* Given data *
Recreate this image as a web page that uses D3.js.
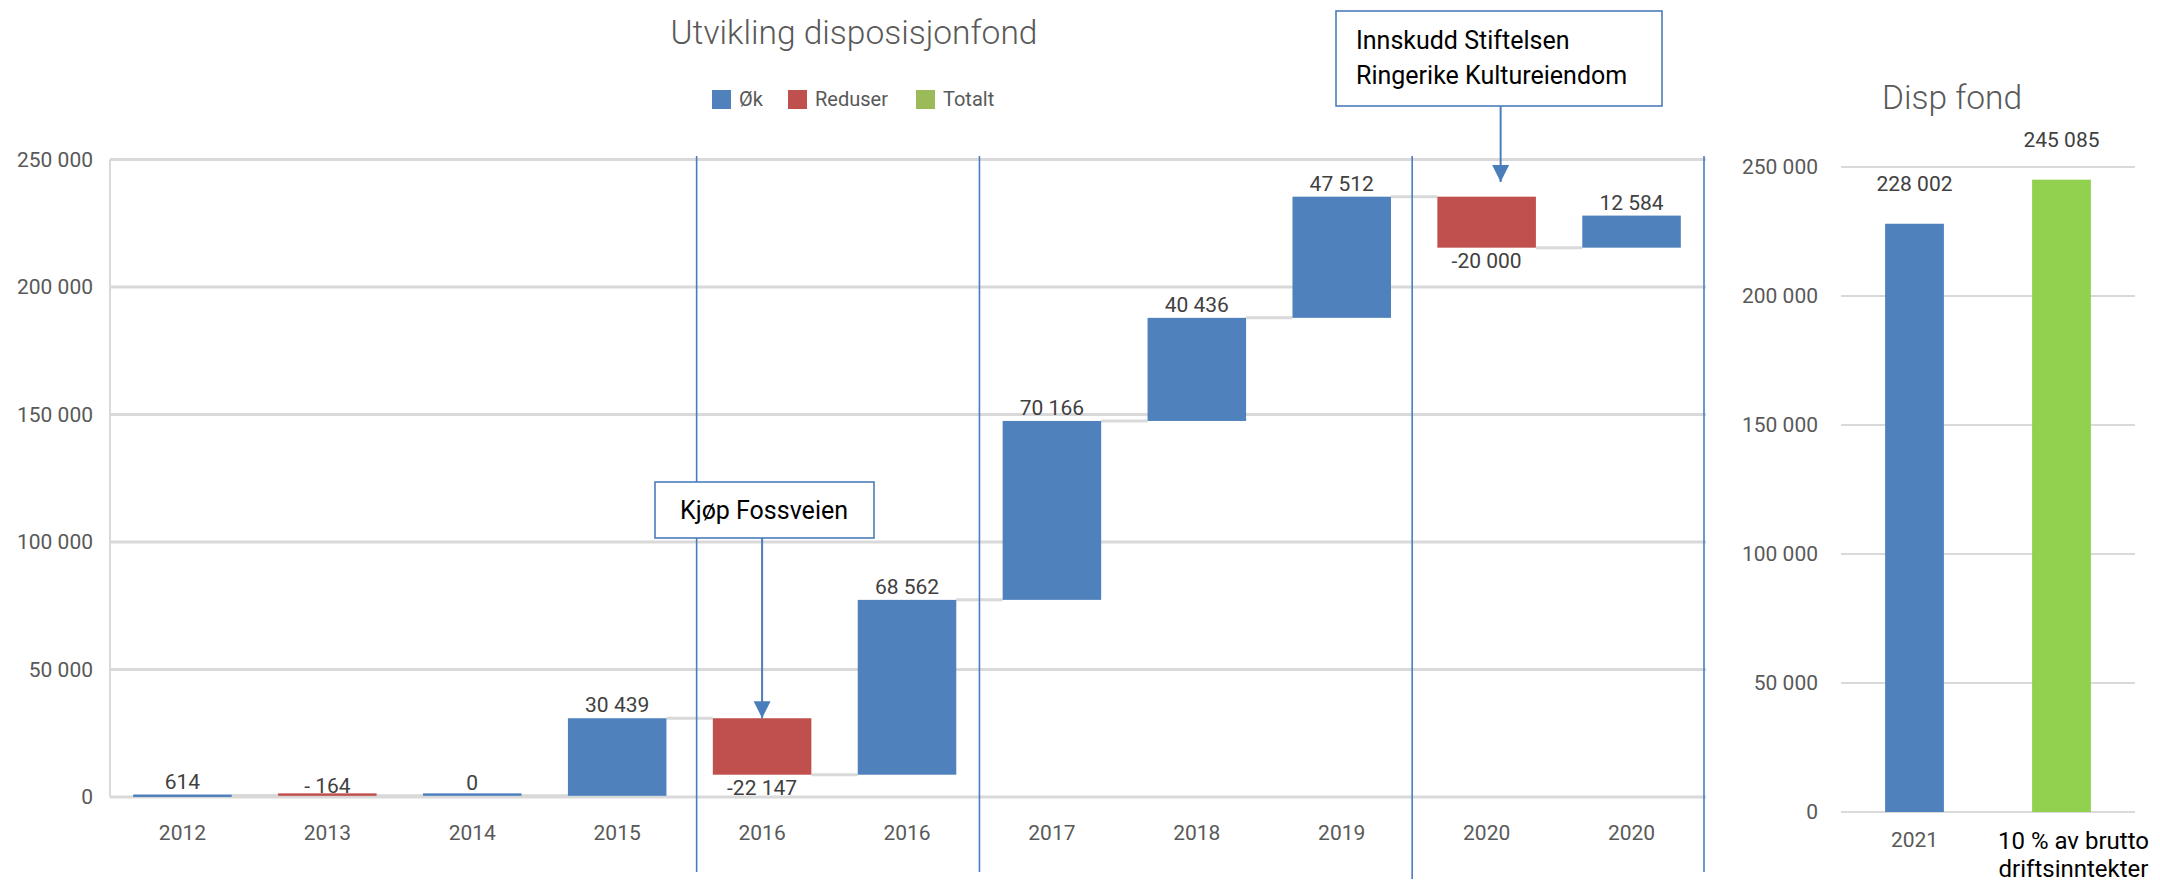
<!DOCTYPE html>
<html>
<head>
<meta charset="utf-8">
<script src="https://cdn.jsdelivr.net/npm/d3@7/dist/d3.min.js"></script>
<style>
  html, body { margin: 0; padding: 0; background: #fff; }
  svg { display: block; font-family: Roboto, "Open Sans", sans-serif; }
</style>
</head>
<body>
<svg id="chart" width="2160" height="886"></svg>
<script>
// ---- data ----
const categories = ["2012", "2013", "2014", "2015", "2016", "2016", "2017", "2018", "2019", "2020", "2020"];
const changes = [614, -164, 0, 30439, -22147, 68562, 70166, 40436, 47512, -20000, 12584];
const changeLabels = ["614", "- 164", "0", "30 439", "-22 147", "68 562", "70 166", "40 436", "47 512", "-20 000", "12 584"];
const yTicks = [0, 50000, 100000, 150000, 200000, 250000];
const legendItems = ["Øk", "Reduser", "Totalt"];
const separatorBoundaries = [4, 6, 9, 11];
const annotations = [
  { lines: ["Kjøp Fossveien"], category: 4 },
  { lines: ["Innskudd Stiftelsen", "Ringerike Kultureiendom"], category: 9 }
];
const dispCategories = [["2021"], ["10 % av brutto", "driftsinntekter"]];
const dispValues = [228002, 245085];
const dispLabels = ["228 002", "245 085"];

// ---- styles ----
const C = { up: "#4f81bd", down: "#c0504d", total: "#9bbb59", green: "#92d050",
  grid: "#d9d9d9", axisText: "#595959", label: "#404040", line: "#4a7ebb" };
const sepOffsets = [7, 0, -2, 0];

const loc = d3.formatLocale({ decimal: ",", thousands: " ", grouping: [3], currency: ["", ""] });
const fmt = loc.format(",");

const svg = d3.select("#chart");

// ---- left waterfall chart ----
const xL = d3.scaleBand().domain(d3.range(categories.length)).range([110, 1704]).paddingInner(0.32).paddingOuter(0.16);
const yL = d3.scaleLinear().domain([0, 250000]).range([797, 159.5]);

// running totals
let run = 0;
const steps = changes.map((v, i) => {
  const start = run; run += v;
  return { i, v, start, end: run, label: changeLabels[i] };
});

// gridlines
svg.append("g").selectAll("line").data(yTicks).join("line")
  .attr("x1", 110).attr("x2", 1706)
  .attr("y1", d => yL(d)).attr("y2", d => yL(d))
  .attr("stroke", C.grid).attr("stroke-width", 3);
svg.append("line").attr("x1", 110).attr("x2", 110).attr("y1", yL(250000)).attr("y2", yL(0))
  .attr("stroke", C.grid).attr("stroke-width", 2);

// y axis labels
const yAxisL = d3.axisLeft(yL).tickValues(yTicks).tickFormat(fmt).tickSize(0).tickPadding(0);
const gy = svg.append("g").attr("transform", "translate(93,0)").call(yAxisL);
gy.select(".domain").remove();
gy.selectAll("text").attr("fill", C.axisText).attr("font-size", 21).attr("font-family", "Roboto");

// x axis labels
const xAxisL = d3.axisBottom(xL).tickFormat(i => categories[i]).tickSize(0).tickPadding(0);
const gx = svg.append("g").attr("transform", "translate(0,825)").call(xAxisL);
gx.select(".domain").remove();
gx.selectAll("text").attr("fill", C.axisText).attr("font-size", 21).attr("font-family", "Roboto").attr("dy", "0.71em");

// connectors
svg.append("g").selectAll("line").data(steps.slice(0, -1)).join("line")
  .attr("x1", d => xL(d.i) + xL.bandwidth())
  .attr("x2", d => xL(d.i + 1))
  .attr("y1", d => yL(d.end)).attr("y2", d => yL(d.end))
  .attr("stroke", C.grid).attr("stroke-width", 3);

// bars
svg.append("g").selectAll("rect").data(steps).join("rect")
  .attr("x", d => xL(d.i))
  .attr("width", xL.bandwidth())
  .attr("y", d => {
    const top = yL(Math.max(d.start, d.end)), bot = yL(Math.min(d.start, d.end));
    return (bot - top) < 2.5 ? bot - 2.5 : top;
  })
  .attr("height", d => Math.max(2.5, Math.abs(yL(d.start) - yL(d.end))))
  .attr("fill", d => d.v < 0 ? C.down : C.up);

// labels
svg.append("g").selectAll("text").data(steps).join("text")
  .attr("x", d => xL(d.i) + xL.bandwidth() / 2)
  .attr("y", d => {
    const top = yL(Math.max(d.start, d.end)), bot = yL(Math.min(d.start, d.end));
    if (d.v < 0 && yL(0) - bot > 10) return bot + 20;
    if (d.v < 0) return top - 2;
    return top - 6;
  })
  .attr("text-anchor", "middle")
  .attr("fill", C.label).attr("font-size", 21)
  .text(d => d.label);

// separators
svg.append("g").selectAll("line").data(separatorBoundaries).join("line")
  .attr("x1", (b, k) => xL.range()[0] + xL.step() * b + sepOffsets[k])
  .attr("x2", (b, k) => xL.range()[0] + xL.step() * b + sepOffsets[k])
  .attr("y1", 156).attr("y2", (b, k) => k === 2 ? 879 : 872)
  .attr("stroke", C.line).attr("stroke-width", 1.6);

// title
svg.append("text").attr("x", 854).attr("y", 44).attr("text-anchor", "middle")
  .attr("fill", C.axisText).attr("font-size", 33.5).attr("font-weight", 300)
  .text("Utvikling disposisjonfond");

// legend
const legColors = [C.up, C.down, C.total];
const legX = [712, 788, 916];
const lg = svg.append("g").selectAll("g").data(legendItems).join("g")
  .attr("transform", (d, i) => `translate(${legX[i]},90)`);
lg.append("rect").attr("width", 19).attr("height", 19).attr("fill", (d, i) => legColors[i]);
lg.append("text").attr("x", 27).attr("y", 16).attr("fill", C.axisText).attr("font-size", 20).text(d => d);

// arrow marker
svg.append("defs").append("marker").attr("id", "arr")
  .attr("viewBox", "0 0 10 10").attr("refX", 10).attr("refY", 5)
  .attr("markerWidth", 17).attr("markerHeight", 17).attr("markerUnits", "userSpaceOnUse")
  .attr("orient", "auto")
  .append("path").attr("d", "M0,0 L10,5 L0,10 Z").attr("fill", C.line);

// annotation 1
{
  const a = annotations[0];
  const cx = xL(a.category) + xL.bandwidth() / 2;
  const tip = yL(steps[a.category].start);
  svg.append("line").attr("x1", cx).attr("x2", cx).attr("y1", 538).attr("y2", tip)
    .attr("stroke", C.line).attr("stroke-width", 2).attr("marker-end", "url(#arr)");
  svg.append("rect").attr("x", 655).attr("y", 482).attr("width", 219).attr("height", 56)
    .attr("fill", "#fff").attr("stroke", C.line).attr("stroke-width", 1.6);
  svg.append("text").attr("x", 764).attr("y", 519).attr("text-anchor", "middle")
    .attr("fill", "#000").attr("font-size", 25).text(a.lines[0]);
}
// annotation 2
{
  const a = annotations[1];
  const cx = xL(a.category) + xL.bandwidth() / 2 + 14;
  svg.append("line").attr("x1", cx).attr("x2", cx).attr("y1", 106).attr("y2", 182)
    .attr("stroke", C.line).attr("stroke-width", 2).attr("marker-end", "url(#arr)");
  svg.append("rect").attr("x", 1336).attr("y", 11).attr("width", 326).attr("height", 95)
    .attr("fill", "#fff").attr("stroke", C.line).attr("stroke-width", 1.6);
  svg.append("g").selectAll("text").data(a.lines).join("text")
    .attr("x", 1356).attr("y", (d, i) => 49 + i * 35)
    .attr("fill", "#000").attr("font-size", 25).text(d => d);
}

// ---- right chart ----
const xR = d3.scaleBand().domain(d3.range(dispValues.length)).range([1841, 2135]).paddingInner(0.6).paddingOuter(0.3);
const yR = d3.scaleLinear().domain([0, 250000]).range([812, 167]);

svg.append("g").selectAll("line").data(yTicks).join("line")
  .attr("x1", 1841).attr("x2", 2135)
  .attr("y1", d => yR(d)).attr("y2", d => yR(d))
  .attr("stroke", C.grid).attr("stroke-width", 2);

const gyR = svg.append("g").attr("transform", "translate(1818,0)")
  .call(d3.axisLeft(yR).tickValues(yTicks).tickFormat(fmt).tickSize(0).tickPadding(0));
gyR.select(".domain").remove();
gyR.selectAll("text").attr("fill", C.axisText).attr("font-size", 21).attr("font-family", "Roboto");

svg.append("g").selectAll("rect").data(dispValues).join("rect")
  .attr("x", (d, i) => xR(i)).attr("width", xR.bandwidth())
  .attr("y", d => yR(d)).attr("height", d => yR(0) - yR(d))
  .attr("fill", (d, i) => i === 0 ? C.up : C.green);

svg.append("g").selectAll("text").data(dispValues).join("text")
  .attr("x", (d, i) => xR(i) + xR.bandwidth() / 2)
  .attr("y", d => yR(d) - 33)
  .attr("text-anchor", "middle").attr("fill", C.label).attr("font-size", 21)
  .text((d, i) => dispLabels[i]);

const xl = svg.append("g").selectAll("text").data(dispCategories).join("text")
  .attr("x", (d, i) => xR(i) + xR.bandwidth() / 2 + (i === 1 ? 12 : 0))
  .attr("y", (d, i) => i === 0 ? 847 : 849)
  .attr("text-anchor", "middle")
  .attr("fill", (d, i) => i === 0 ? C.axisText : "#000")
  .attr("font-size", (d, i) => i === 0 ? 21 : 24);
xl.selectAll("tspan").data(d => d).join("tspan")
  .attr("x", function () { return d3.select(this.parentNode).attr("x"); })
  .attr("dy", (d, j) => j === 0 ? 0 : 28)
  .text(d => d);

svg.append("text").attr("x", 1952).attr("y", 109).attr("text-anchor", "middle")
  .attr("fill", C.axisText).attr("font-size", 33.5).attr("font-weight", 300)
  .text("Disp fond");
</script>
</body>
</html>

* Required task *
Pick out lines containing the word "this", each one as written.

* Exercise response *
Recreate this image as a web page that uses D3.js.
  .attr("x", function () { return d3.select(this.parentNode).attr("x"); })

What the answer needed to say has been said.